By including these requirements when onboarding new employees, you can ensure you have everything you need for payroll from the get-go.

9. Use Payroll Software

Payroll is complex, which means there’s a lot of room for (potentially costly) errors. And even if you’re not dealing with errors, you're spending tons of time on data entry and crunching numbers instead of growing your business, mentoring your employees, and serving your customers—which is why reducing the amount of time (and energy!) it takes to manage payroll is so important.


One solution? Using tools like Hourly. These services compress the hours you’d spend handling payroll into minutes, allowing you to automatically withhold taxes, issue checks and direct payments, and handle time-tracking and attendance logging—all from one easy-to-use platform. The result? An accurate and streamlined process that saves you money, time, and stress while protecting your employees and your small business.

10. Audit Your Payroll

Employee complaints about incorrect payroll information can result in low morale and a lack of trust in your organization—not to mention potential legal challenges if the issue isn’t resolved.


One of the ways to avoid these concerns—and avoid the potential turnover or legal trouble that come with them? Consistent payroll audits.


So how do you audit your payroll process?


  • Verify that your payroll records match other financial statements from other software, tools, and vendors (like your bank or accountant).
  • Check (and re-check) any employee information input into the system by employees themselves (like hours worked, mileage, and even information about their identities).

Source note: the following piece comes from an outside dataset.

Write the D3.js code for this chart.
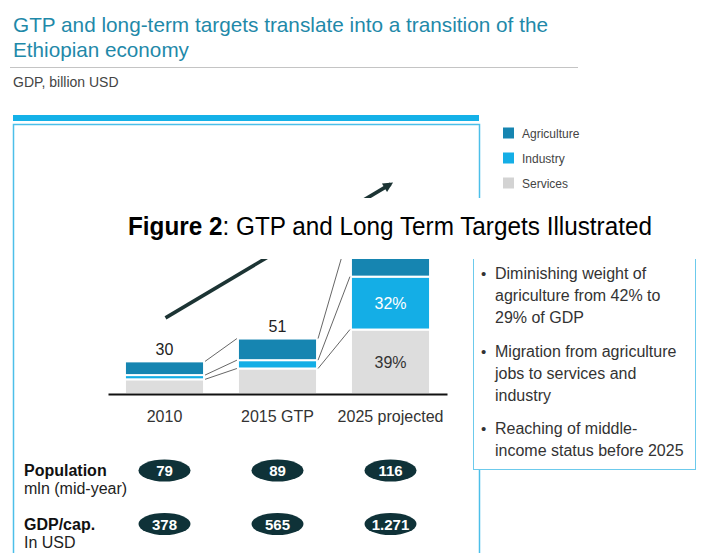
<!DOCTYPE html>
<html>
<head>
<meta charset="utf-8">
<script src="https://cdn.jsdelivr.net/npm/d3@7"></script>
<style>
body { margin: 0; background: #fff; }
text { font-family: "Liberation Sans", Arial, Helvetica, sans-serif; }
</style>
</head>
<body>
<script>
// chart values
let years = ["2010", "2015 GTP", "2025 projected"];
let gdpTotal = [30, 51, 152];          // billion USD
let agriShare = [42, 39, 29];          // % of GDP
let indShare = [13, 15, 32];
let servShare = [45, 46, 39];
let sectors = ["Agriculture", "Industry", "Services"];
let population = ["79", "89", "116"];  // mln (mid-year)
let gdpPerCap = ["378", "565", "1.271"];
let bullets = [
	["Diminishing weight of", "agriculture from 42% to", "29% of GDP"],
	["Migration from agriculture", "jobs to services and", "industry"],
	["Reaching of middle-", "income status before 2025"]
];
let growthArrow = [70, 193];           // arrow start / end, billion USD

window.onload = function(){(function(){

let W = 704, H = 553;
let band = { top: 198, bottom: 259 };  // caption strip laid over the chart
let col = {
	Agriculture: "#1685b1",
	Industry: "#14aee6",
	Services: "#dddddd"
};

let svg = d3.select("body").append("svg")
	.attr("width", W)
	.attr("height", H);

let rows = years.map(function(yr, i){
	return {
		year: yr,
		total: gdpTotal[i],
		Agriculture: gdpTotal[i] * agriShare[i] / 100,
		Industry: gdpTotal[i] * indShare[i] / 100,
		Services: gdpTotal[i] * servShare[i] / 100,
		shares: { Agriculture: agriShare[i], Industry: indShare[i], Services: servShare[i] }
	};
});
let stack = d3.stack().keys(["Services", "Industry", "Agriculture"])(rows);

let x = d3.scaleBand().domain(years).range([108, 447]).paddingInner(0.3).paddingOuter(0.15);
let y = d3.scaleLinear().domain([0, 160]).range([394, 220]);
let bw = x.bandwidth();

// ---- header
svg.append("text").attr("x", 13).attr("y", 32)
	.attr("font-size", 20.7).attr("fill", "#1f89a9")
	.attr("textLength", 535).attr("lengthAdjust", "spacingAndGlyphs")
	.text("GTP and long-term targets translate into a transition of the");
svg.append("text").attr("x", 13).attr("y", 57)
	.attr("font-size", 20.7).attr("fill", "#1f89a9")
	.text("Ethiopian economy");
svg.append("line").attr("x1", 10).attr("x2", 578).attr("y1", 67.5).attr("y2", 67.5)
	.attr("stroke", "#c4c4c4").attr("stroke-width", 1);
svg.append("text").attr("x", 13).attr("y", 87)
	.attr("font-size", 14).attr("fill", "#444")
	.text("GDP, billion USD");

// ---- frame
svg.append("rect").attr("x", 13).attr("y", 115).attr("width", 466).attr("height", 6)
	.attr("fill", "#14b1e8");
svg.append("path").attr("d", "M13.5,553V124.5H479.5V553")
	.attr("fill", "none").attr("stroke", "#4cbfe9").attr("stroke-width", 1.5);

// ---- legend
let leg = svg.append("g");
sectors.forEach(function(s, i){
	leg.append("rect").attr("x", 503).attr("y", 127.5 + i * 25).attr("width", 11).attr("height", 11)
		.attr("fill", s == "Services" ? "#d3d3d3" : col[s]);
	leg.append("text").attr("x", 522).attr("y", 137.5 + i * 25)
		.attr("font-size", 12).attr("fill", "#444").text(s);
});

// ---- growth arrow
svg.append("defs").append("marker")
	.attr("id", "head").attr("viewBox", "0 0 10 10")
	.attr("refX", 7).attr("refY", 5)
	.attr("markerUnits", "userSpaceOnUse")
	.attr("markerWidth", 12).attr("markerHeight", 10)
	.attr("orient", "auto")
	.append("path").attr("d", "M0,0L10,5L0,10z").attr("fill", "#1c3434");

svg.append("line")
	.attr("x1", x(years[0]) + bw / 2 + 1).attr("y1", y(growthArrow[0]))
	.attr("x2", x(years[2]) + bw / 2).attr("y2", y(growthArrow[1]))
	.attr("stroke", "#1c3434").attr("stroke-width", 3.6)
	.attr("marker-end", "url(#head)");

// ---- bars
let layer = svg.append("g").selectAll("g")
	.data(stack).enter().append("g")
	.attr("fill", function(d){ return col[d.key]; });

layer.selectAll("rect")
	.data(function(d){ return d; }).enter().append("rect")
	.attr("x", function(d){ return x(d.data.year); })
	.attr("y", function(d){ return y(d[1]); })
	.attr("width", bw)
	.attr("height", function(d){ return y(d[0]) - y(d[1]); })
	.attr("stroke", "#fff").attr("stroke-width", 2);

// connectors between bars
let conn = svg.append("g").attr("stroke", "#555").attr("stroke-width", 0.9);
stack.forEach(function(s){
	for (let i = 0; i < years.length - 1; i++) {
		conn.append("line")
			.attr("x1", x(years[i]) + bw + 1).attr("y1", y(s[i][1]))
			.attr("x2", x(years[i + 1]) - 1).attr("y2", y(s[i + 1][1]));
	}
});

// totals (the ones under the caption strip are not visible in the source)
svg.append("g").selectAll("text")
	.data(rows.filter(function(d){ return y(d.total) - 6.5 > band.bottom + 12; }))
	.enter().append("text")
	.attr("x", function(d){ return x(d.year) + bw / 2; })
	.attr("y", function(d){ return y(d.total) - 6.5; })
	.attr("text-anchor", "middle").attr("font-size", 16).attr("fill", "#222")
	.text(function(d){ return d.total; });

// shares in the projected bar
let last = years.length - 1;
let shareY = function(s){ return (y(s[last][0]) + y(s[last][1])) / 2 + 6; };
svg.append("g").selectAll("text")
	.data(stack.filter(function(s){ return shareY(s) > band.bottom + 12; }))
	.enter().append("text")
	.attr("x", x(years[last]) + bw / 2)
	.attr("y", shareY)
	.attr("text-anchor", "middle").attr("font-size", 16)
	.attr("fill", function(s){ return s.key == "Services" ? "#333" : "#fff"; })
	.text(function(s){ return rows[last].shares[s.key] + "%"; });

// axis
let xAxis = svg.append("g").attr("transform", "translate(0,394)")
	.call(d3.axisBottom(x).tickSize(0).tickSizeOuter(0));
xAxis.select(".domain").attr("stroke", "#111").attr("stroke-width", 2.2);
xAxis.selectAll("text").attr("y", 0).attr("dy", 28)
	.attr("font-size", 16).attr("fill", "#333");

// ---- population / GDP per capita
let stats = [
	{ title: "Population", sub: "mln (mid-year)", vals: population, cy: 470.5 },
	{ title: "GDP/cap.", sub: "In USD", vals: gdpPerCap, cy: 524 }
];
stats.forEach(function(r){
	svg.append("text").attr("x", 24).attr("y", r.cy + 5.5)
		.attr("font-size", 16).attr("font-weight", "bold").attr("fill", "#111").text(r.title);
	svg.append("text").attr("x", 24).attr("y", r.cy + 23.5)
		.attr("font-size", 16).attr("fill", "#222").text(r.sub);
	let pill = svg.append("g").selectAll("g")
		.data(r.vals).enter().append("g")
		.attr("transform", function(d, i){ return "translate(" + (x(years[i]) + bw / 2) + "," + r.cy + ")"; });
	pill.append("ellipse").attr("rx", 26).attr("ry", 11).attr("fill", "#0f3238");
	pill.append("text").attr("y", 5.5).attr("text-anchor", "middle")
		.attr("font-size", 15).attr("font-weight", "bold").attr("fill", "#fff")
		.text(function(d){ return d; });
});

// ---- bullet box
svg.append("rect").attr("x", 473.5).attr("y", 240.5).attr("width", 222).attr("height", 229)
	.attr("fill", "#fff").attr("stroke", "#6ccaec").attr("stroke-width", 1);
let by = [279, 357, 434];
bullets.forEach(function(lines, k){
	svg.append("text").attr("x", 481).attr("y", by[k])
		.attr("font-size", 15).attr("fill", "#333").text("\u2022");
	lines.forEach(function(l, j){
		svg.append("text").attr("x", 495).attr("y", by[k] + j * 22)
			.attr("font-size", 16).attr("fill", "#333").text(l);
	});
});

// ---- figure caption strip
svg.append("rect").attr("x", 16).attr("y", band.top).attr("width", W - 16).attr("height", band.bottom - band.top)
	.attr("fill", "#fff");
let cap = svg.append("text").attr("x", 128).attr("y", 235)
	.attr("font-size", 25).attr("fill", "#000")
	.attr("textLength", 524).attr("lengthAdjust", "spacingAndGlyphs");
cap.append("tspan").attr("font-weight", "bold").text("Figure 2");
cap.append("tspan").text(": GTP and Long Term Targets Illustrated");

})()}
</script>
</body>
</html>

If, during an audit, you identify any payroll mistakes, communicate them to your employees—and take whatever steps are necessary to fix them.

Frequently Asked Questions

What is payroll management?

Payroll management is the process of calculating —and paying out—your employees’ wages or salaries. Managing payroll includes:


  • Figuring out what information you need—and collecting it
  • Deciding how and when to pay your employees
  • Outlining your payroll processes
  • Choosing a payroll system or provider
  • Calculating wages, salaries, and taxes
  • Running payroll and paying employees
  • Maintaining accurate records and bookkeeping


It’s a lot to manage, and the result can be increased labor costs, wasted energy, and a whole lotta potential for error—which is why becoming better at payroll is so important.

How can I get better at payroll?

You can get better at payroll by using payroll software to calculate wages and taxes, pay your team, keep track of laws and regulations, and help you stay organized. 

How can I learn payroll fast?

You can learn payroll fast by:


  • Getting payroll software
  • Asking your accountant, CPA, or current payroll provider to train you
  • Consulting your payroll service’s website for tutorials, resources, and other learning opportunities
  • Hiring a mentor through organizations like SCORE to provide hands-on guidance
  • Taking courses provided by PayrollOrg (PAYO), the combination of the American Payroll Association and the Global Payroll Management Institute
  • Reading up on federal and state laws on the IRS website and your state’s tax division website

Use These 10 Payroll Tips to Save You Time and Stress

You can’t avoid managing payroll—but you can avoid the potential issues that come from making mistakes or spending too much time crunching numbers. 


By following these 10 payroll tips, you can simplify the entire process while improving accuracy, making sure your employees are paid properly (and on time!), and avoiding costly legal fees and tax penalties—protecting your cash flow, revenue, and your company as a whole.